えらく遅い時間の更新だな、さぞ忙し…かと思いきやさにあらず、急に時間が出来たので品川までUNISONIC/EDGUYの来日公演を観に行ってきた。いや別にライブレポートを書くつもりもないのだけれど。
やっぱり、ライブ会場に居ると落ち着く。リラックス出来る。心置きなくエキサイトできる、って書いた方が共感が得やすいだろうか。ある意味、自分の部屋で寝ている時より心が休まっている。音に囲まれた空間が心地よいのだろう。去年からIE80というイヤフォンを愛用しているのだが、それをつけた瞬間その場所が自分の部屋、自分の空間、In My Roomになる。そういう人らしい、私は。

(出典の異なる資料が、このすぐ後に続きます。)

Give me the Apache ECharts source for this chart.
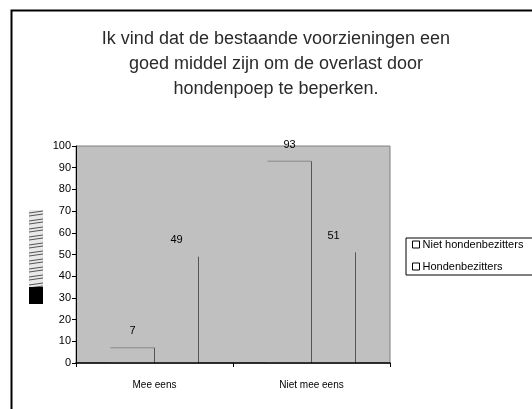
<!DOCTYPE html>
<html><head><meta charset="utf-8">
<script src="https://cdn.jsdelivr.net/npm/echarts@6/dist/echarts.min.js"></script>
<style>html,body{margin:0;padding:0;background:#fff}#c{width:532px;height:409px}</style>
</head><body><div id="c"></div>
<script>
var titleLines = ['Ik vind dat de bestaande voorzieningen een', 'goed middel zijn om de overlast door', 'hondenpoep te beperken.'];
var categories = ['Mee eens', 'Niet mee eens'];
var seriesNames = ['Niet hondenbezitters', 'Hondenbezitters'];
var nietHondenbezitters = [7, 93];
var hondenbezitters = [49, 51];
var yTicks = [0, 10, 20, 30, 40, 50, 60, 70, 80, 90, 100];

var chart = echarts.init(document.getElementById('c'), null, {renderer: 'canvas'});

// hatch pattern for the garbled axis title block
var pc = document.createElement('canvas'); pc.width = 14; pc.height = 8;
var pctx = pc.getContext('2d');
pctx.fillStyle = '#e8e8e8'; pctx.fillRect(0,0,14,8);
pctx.strokeStyle = '#555'; pctx.lineWidth = 1.2;
pctx.beginPath(); pctx.moveTo(0,3); pctx.lineTo(14,1); pctx.moveTo(0,6); pctx.lineTo(14,4); pctx.stroke();

var allSeries = [nietHondenbezitters, hondenbezitters];
var barW = 44;

function edgeRender(sIdx) {
  return function (params, api) {
    var cat = api.value(0), val = api.value(1);
    var top = api.coord([cat, val]);
    var base = api.coord([cat, 0]);
    var cx = top[0] + (sIdx === 0 ? -barW / 2 : barW / 2);
    var x0 = cx - barW / 2, x1 = cx + barW / 2;
    var children = [{
      type: 'line', shape: {x1: x1, y1: top[1], x2: x1, y2: base[1]},
      style: {stroke: '#555', lineWidth: 1}
    }];
    if (sIdx === 0) {
      children.push({type: 'line', shape: {x1: x0, y1: top[1], x2: x1, y2: top[1]}, style: {stroke: '#888', lineWidth: 1}});
    }
    return {type: 'group', children: children};
  };
}

var series = [];
allSeries.forEach(function (arr, i) {
  series.push({
    name: seriesNames[i], type: 'bar', data: arr, barWidth: barW, barGap: '0%',
    itemStyle: {color: '#C0C0C0'},
    label: {show: true, position: 'top', distance: 11, color: '#000', fontSize: 11, fontFamily: 'Liberation Sans'}
  });
});
allSeries.forEach(function (arr, i) {
  series.push({
    type: 'custom', silent: true, z: 3,
    data: arr.map(function (v, j) { return [j, v]; }),
    renderItem: edgeRender(i)
  });
});

chart.setOption({
  animation: false,
  backgroundColor: '#fff',
  title: {
    text: titleLines.join('\n'), left: 271, top: 22, textAlign: 'center',
    textStyle: {fontFamily: 'Liberation Sans', fontSize: 18, fontWeight: 'normal', color: '#2a2a2a', lineHeight: 25}
  },
  legend: {
    orient: 'vertical', left: 406, top: 238, data: seriesNames,
    icon: 'rect', itemWidth: 7, itemHeight: 7, itemGap: 11,
    padding: [1, 20, 3, 6], borderColor: '#000', borderWidth: 1, backgroundColor: '#fff',
    itemStyle: {color: '#fff', borderColor: '#000', borderWidth: 1},
    textStyle: {fontFamily: 'Liberation Sans', fontSize: 11, color: '#000', padding: [0, 0, 0, -2]}
  },
  grid: {left: 76, top: 146, right: 142, bottom: 46, show: true, backgroundColor: '#C0C0C0', borderColor: '#808080', borderWidth: 1},
  xAxis: {
    type: 'category', data: categories, z: 10,
    axisLine: {lineStyle: {color: '#000', width: 1.5}},
    axisTick: {show: true, length: 4, lineStyle: {color: '#000'}},
    axisLabel: {color: '#000', fontSize: 10, fontFamily: 'Liberation Sans', margin: 17}
  },
  yAxis: {
    type: 'value', min: yTicks[0], max: yTicks[yTicks.length - 1], interval: 10, z: 10,
    axisLine: {show: true, lineStyle: {color: '#000', width: 1}},
    axisTick: {show: true, length: 4, lineStyle: {color: '#000'}},
    axisLabel: {color: '#000', fontSize: 11, fontFamily: 'Liberation Sans', margin: 5},
    splitLine: {show: false}
  },
  graphic: [
    {type: 'rect', left: 9, top: 8, shape: {width: 620, height: 500}, style: {fill: 'none', stroke: '#000', lineWidth: 2}, silent: true},
    {type: 'rect', left: 29, top: 210, shape: {width: 14, height: 77}, style: {fill: {image: pc, repeat: 'repeat'}}, silent: true},
    {type: 'rect', left: 29, top: 287, shape: {width: 14, height: 17}, style: {fill: '#000'}, silent: true}
  ],
  series: series
});
</script></body></html>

今まででいちばん心が安らかだったのが、ホノルルでのIn The Flesh 2010の公演だった。後からだから言えるんだけど、どんなアクシデントがあろうがこのライブは無事に観終える事が出来るしライブ自体も成功するだろうという確信が最初からあった。確信というものは、強ければ強いほどさりげない。「そこに石ころがあるだろ?」「それがどしたん?」という風に強すぎる確信はただの事実であり誰にも疑いようがない。大なり小なり、ライブ会場に居る時に私はそれを感じとるのだが、In The Fleshの公演は特にそれがさり気なかった。即ち、とても強かった。
私からすれば、目の前でHikaruが歌っているのだから、いつもみたいに「Hikaruは今日も心健やかに過ごせているだろうか」と気を揉む事もない。「何の心配もしなくていい」と言うと言い過ぎだが、ほぼそれに近い心境だった。そこは家のように心地よく、いや家よりも心地よく、そこ以外のどこかに気を取られる事のない空間だった。
確かに、2つの事が混ざっている。音のする空間と、Hikaruの居る空間と。でも私にとっては同じなのだ。Hikaruが歌っているのだから。それに、僕らの心は音で出来ているのだし。
それは、音の空間が心の空間より大きなものを持っているという意味だ。私の心を音で表現するよりも、音によって齎される心の変化の方がずっと大きい。それを指して"心が音で出来ている"と言うのである。
「喜び5gも悲しみ5gも同じ5g」とは毎度口酸く私が繰り返すヒカルの名言だが、くまちゃんが3005gなのはいいとして(いいのだ)、喜怒哀楽が対称に見えるところに居てそれでも残っているのは音なのだ。名前は光なのにね。
音には実体があるのに実体ではない。禅問答的だが、空気でも水でもスピーカーでも、伝わる揺らぎの集まりは心に届いて初めて音になる。それまではただの、何かしらの波、いや、波ですらないかもしれない。それが乱雑な空気分子の動きなのか規則的な振動なのかを、心がなくてどうして知れよう。心がなくても月はそこに在るかもしれないが、音は在るんだか無いんだかわからない。在るのは空気や水やスピーカーでしかないんじゃないかと。
それでも音は心を超えている。そこから先は私にもよくわからない。ただ耳を澄ましてみればと云うだけです。
耳が聞こえない、という事も人生にはあるかもしれない。その時には光がある。世の中それなりにうまく出来ている。目も見えないとなると、触れてもわからない、となると、匂いも味も無いとなると、心はどこに在るのだろうか。そこまで行ったら僕はもう何もわからない。でも、いつか誰かが気付いてくれるかもしれない。道端に打ち捨てられた小さな鍵を拾うように。光が歌うのは、そうやって見つけるから、見つける為、なのかもしれない。
何の波紋もない静かな水面より、打ち震えて歌う波の方が安心する、のかな。いや、でも"外"にはそうやってどこまでも静かな水面が広がっている方がいいかもしれない。ここからどこまでも響かせていく事が出来るから。闇と光も、そうなっているのかな。いつか訊いてみようっと。